Vector Integer <-> Floating Point stacks bypass adds 2-cycle latency on Nehalem in fact, but 1-cycle on Sandy Bridge
PBLENDVB is also 2-cycle latency, not 1
unless you are sure you are bound by port #5 (e.g. due to FP shuffles or FP logic operations), it is rarely worth it paying with additional latency for the ability to execute on more ports.
> what is the meaing of first, and what is the meaning of the secnd ?
latency (cycles) and max throughput (in cycles it takes to execute 1 - if it is <0 it means more than 1 can be executed/cycle)
So, As your explanation, an simple code:
(a,b,c is integer in the stack)
MOV EAX, a; (1)
MOV EBX, b; (2)
MOV ECX, c; (3)
ADD EBX, EAX; (4)
INC EBX; (5)
DEC ECX; (6)
by the out of order mechanism, the (1)(2)(3) is independent, so we use throughput for estimate
and the (4) is dependent on (1)(2), so we should consider (1)(2) latency
(5) is depentent on(4), so we should considder (4) latency
(6) is depentent on(3), so we should considder (3) latency
is that is right ?
I have a rather big section that is basically binary compare and masking , 'or' and 'and' of float (ps) values, so if the switch penalty wasn't too big the entire section might as well be done as integers since the values themselves doesn't matter.
In general yes, but since you are actually dealing with memory operations, no - you have to take cache latency into the equation, also there is a limited number of "running" loads, which might clog up your code.
In my experience, you should only worry about latency/throughput on pure "computation" code - or at least when you know your data is in L1 cache, at which time it is usually in the area of 4 cycles.
I use this table to get a general overview of the instruction timings when NOT dealing with memory:
It doesn't contain Sandy Bridge, but they don't differ that much to Nehalem, and you can find these timings in the doc linked above.
However, as always when optimizing don't stare too much at them - there are a LOT of things that are much more important than instruction timings - like just in general to be very aware of avoiding dependencies, because it will always help you. On the Atom, you will find parts of your code, where you have to "hide" 4 instructions before you can use your result (float point addition, integer multiply) for optimal usage.

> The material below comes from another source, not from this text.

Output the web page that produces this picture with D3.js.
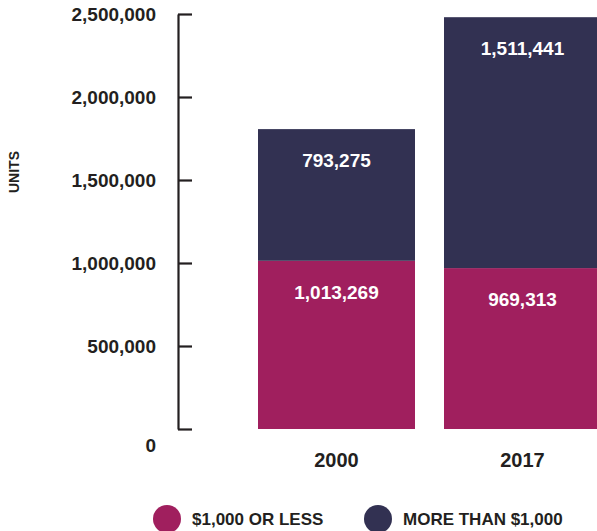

@sh0dan: thought I'd elaborate a bit more - almost all "FP codes" are either bound by memory or cache hierarchy bandwidth or the capacity of the scheduler (RS) to keep as many long latency dependency chains (with relatively long latency MUL's and ADD's) in the flight as possible - so, by adding a stack bypass latency between instructions you are more likely to increase pressure on the scheduler and reduce the level of out-of-order parallelism than get a benefit from an additional throughput ... I'd really be interested to see a real-life example that benefits from replacing FP vector operations with integer equivalents ...
@Gaiger Chen: check out this tool http://software.intel.com/en-us/articles/intel-architecture-code-analyzer/ it shows peak (idealistic) throughput and latency of a piece of code through the micro-architecture, including a placement of uops to the execution ports
The example is here:
Go to "rgb_tone_sse2". Basically it needs to determine for 3 xmm registers each containing values for 4 pixels (R,G,B) which of them contains the highest, lowest and medium value.
So two registers are made, one containing the smallest (sm) and largest (lg) values.
The part that involves integer is the part, where masks are created for each type, for instance "is the R value the largest value" (is_r_lg) and so on. This is done for all 9 cases.
Also based on this the "medium" values are found. "Stuff" is done to this, and the masks are used to re-combine the values, and place them in R,G,B respectively.
PS() & DW() are simple macros for _mm_castsi128_ps() and _mm_castps_si128() for better readbility.
A quick calculation - there are 10 compares and 27 and/or/xor, with a total of 10 registers switching one way or the other.